­La vida es como una partitura, como una sinfonía: se inicia, se desarrolla, con sus temas y reiteraciones, con sus accelerandos y ritardandos, con sus pausas, con sus cesuras... y aquí, en este punto extraño y sorpresivo, es donde se ha detenido la mirada atenta y el oído exigente de nuestro crítico y amigo Alfredo Brotons. Una Gran Pausa donde toda la orquesta, sus sonidos, han dejado espacio al silencio. Es difícil glosar, recordar en pocas palabras a una persona que ha convivido con los músicos y con la música durante tantos años desde ese espacio tan singular y complejo como es la crítica. No es fácil. Y es que no fue un crítico, ni tampoco una persona al uso. Su mundo era (qué difícil es hablar ya en pasado) el mundo de la cultura y desde este planteamiento basaba sus opiniones y escritos.

Erudito sin ser soberbio, atento y comprensivo con una realidad que partía del deseo de una música mejor, en mejores condiciones para Valencia. No era un crítico, como he dicho, al uso, no hacía crónica ni descripción, no rehuía el enfrentamiento con los protagonistas.
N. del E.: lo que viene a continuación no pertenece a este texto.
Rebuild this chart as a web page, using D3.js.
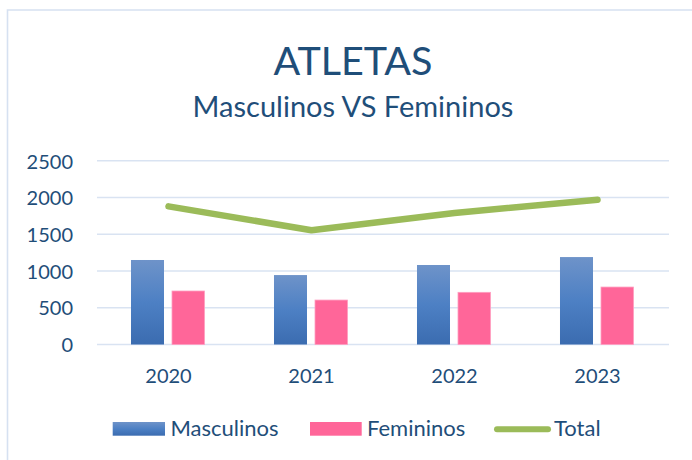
<!DOCTYPE html>
<html><head><meta charset="utf-8">
<script src="https://cdn.jsdelivr.net/npm/d3@7"></script>
<style>
html,body{margin:0;padding:0;background:#fff;}
svg{display:block;font-family:Lato, "Open Sans", sans-serif;}
</style></head>
<body>
<svg id="c" width="692" height="460"></svg>
<script>
const categories = ["2020","2021","2022","2023"];
const masculinos = [1150, 945, 1082, 1190];
const femininos = [728, 605, 710, 782];
const total = [1880, 1555, 1790, 1970];
const yTicks = [0, 500, 1000, 1500, 2000, 2500];
const seriesNames = ["Masculinos","Femininos","Total"];

const textColor = "#1f4e79";
const svg = d3.select("#c");

// frame
svg.append("path").attr("d","M7.5,460 V10 H692").attr("fill","none")
  .attr("stroke","#d6e1f1").attr("stroke-width",1.6);

const defs = svg.append("defs");
const g1 = defs.append("linearGradient").attr("id","gb").attr("x1",0).attr("y1",0).attr("x2",0).attr("y2",1);
g1.append("stop").attr("offset","0%").attr("stop-color","#6e93c9");
g1.append("stop").attr("offset","50%").attr("stop-color","#4d80c4");
g1.append("stop").attr("offset","100%").attr("stop-color","#3b6cb0");

const x = d3.scaleBand().domain(categories).range([97, 669]).padding(0);
const y = d3.scaleLinear().domain([0, 2500]).range([344.5, 160.8]);

// grid
svg.append("g").selectAll("line").data(yTicks).join("line")
  .attr("x1", 97).attr("x2", 669)
  .attr("y1", d => y(d)).attr("y2", d => y(d))
  .attr("stroke", "#d9e3f2").attr("stroke-width", 1.6);

// y axis labels
const yAxis = d3.axisLeft(y).tickValues(yTicks).tickSize(0).tickPadding(0).tickFormat(d3.format("d"));
const ya = svg.append("g").attr("transform","translate(73,0)").call(yAxis);
ya.select(".domain").remove();
ya.selectAll("text").attr("font-size", 20).attr("fill", textColor)
  .attr("font-family","Lato, sans-serif").attr("dy","0.36em");

// x axis labels
const xAxis = d3.axisBottom(x).tickSize(0).tickPadding(0);
const xa = svg.append("g").attr("transform","translate(0,383)").call(xAxis);
xa.select(".domain").remove();
xa.selectAll("text").attr("font-size", 20).attr("fill", textColor)
  .attr("font-family","Lato, sans-serif").attr("dy","0");

const bw = x.bandwidth();
const barW = bw * 0.2308;

svg.append("g").selectAll("rect").data(masculinos).join("rect")
  .attr("x", (d,i) => x(categories[i]) + bw/2 - bw*0.0315 - barW)
  .attr("width", barW)
  .attr("y", d => y(d)).attr("height", d => y(0) - y(d))
  .attr("fill", "url(#gb)");

svg.append("g").selectAll("rect").data(femininos).join("rect")
  .attr("x", (d,i) => x(categories[i]) + bw/2 + bw*0.0245)
  .attr("width", barW - 0.5)
  .attr("y", d => y(d)).attr("height", d => y(0) - y(d))
  .attr("fill", "#ff6699").attr("stroke","#ff9ec0").attr("stroke-width",0.8);

const line = d3.line().x((d,i) => x(categories[i]) + bw/2).y(d => y(d));
svg.append("path").datum(total).attr("d", line)
  .attr("fill","none").attr("stroke","#9bbb59").attr("stroke-width",6.5)
  .attr("stroke-linecap","round").attr("stroke-linejoin","round");

// titles
svg.append("text").attr("x", 353).attr("y", 75).attr("text-anchor","middle")
  .attr("font-size", 39.5).attr("fill", textColor).text("ATLETAS");
svg.append("text").attr("x", 353).attr("y", 117).attr("text-anchor","middle")
  .attr("font-size", 29).attr("fill", textColor).text("Masculinos VS Femininos");

// legend
const lg = svg.append("g");
lg.append("rect").attr("x",112.7).attr("y",422).attr("width",52.3).attr("height",13.7).attr("fill","url(#gb)");
lg.append("text").attr("x",170.5).attr("y",436).attr("font-size",22).attr("fill",textColor).text(seriesNames[0]);
lg.append("rect").attr("x",310).attr("y",422).attr("width",51.7).attr("height",13.7).attr("fill","#ff6699");
lg.append("text").attr("x",367).attr("y",436).attr("font-size",22).attr("fill",textColor).text(seriesNames[1]);
lg.append("line").attr("x1",497).attr("x2",548).attr("y1",429.3).attr("y2",429.3)
  .attr("stroke","#9bbb59").attr("stroke-width",6).attr("stroke-linecap","round");
lg.append("text").attr("x",554).attr("y",436).attr("font-size",22).attr("fill",textColor).text(seriesNames[2]);
</script>
</body></html>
Era un crítico que «sabía lo decía y decía lo que sabía». Infinidad de veces le vimos (y le sufrimos) con la partitura en mano en los conciertos, gesto que revelaba sus deseos: rigor, respeto a la partitura, que eran para él sinónimos de «verdad».

Sus opiniones eran leídas por los músicos y también apreciadas por los mismos, ya que su talante, como también protagonista del mundo de la música, era el de construir, presentar una dialéctica de esperanza acerca del mundo a través de la música. Su memoria era oceánica, una archivo de historia oral de los «hechos musicales de Valencia» y a pesar de esto en sus críticas nunca pecó de erudición ni de elitismo, al contrario, intento abrir la música a la sociedad. Sus opiniones nunca estuvieron exentas de responsabilidad, su compromiso era social y humano. Creía en la cultura, era su verdadera religión.

Hace ya unos años en una conversación privada en su casa, alentada con los rumores de los goles en el Mestalla, me confesó que leía partituras con la misma fruición que libros, llegando a confesar, en primera persona que: «lo que a mi me hubiese gustado es ser timbalero o director, en ese orden». A nosotros nos hubiese gustado saber lo que él sabía, de Adorno, de Benjamin, de Freud, de historia, de filosofía,... hasta de música.

Va a ser difícil a partir de ahora no buscar las críticas de los conciertos en Levante-EMV o en las revistas especializadas donde era muy valorado y apreciado. Va a ser difícil no verlo allí, en la última fila del anfiteatro del Palau de la Música, con su partitura, atento a acompañar a los aficionados con su opinión y a los músicos con sus recomendaciones, sin dejar nunca de mostrar su respeto por la más sublimes de las artes: la música. El sonido ha quedado sorpresivamente suspendido, en una Gran Parada. Quedan sus escritos. Queda su verdad. Su sinfonía seguirá sonando.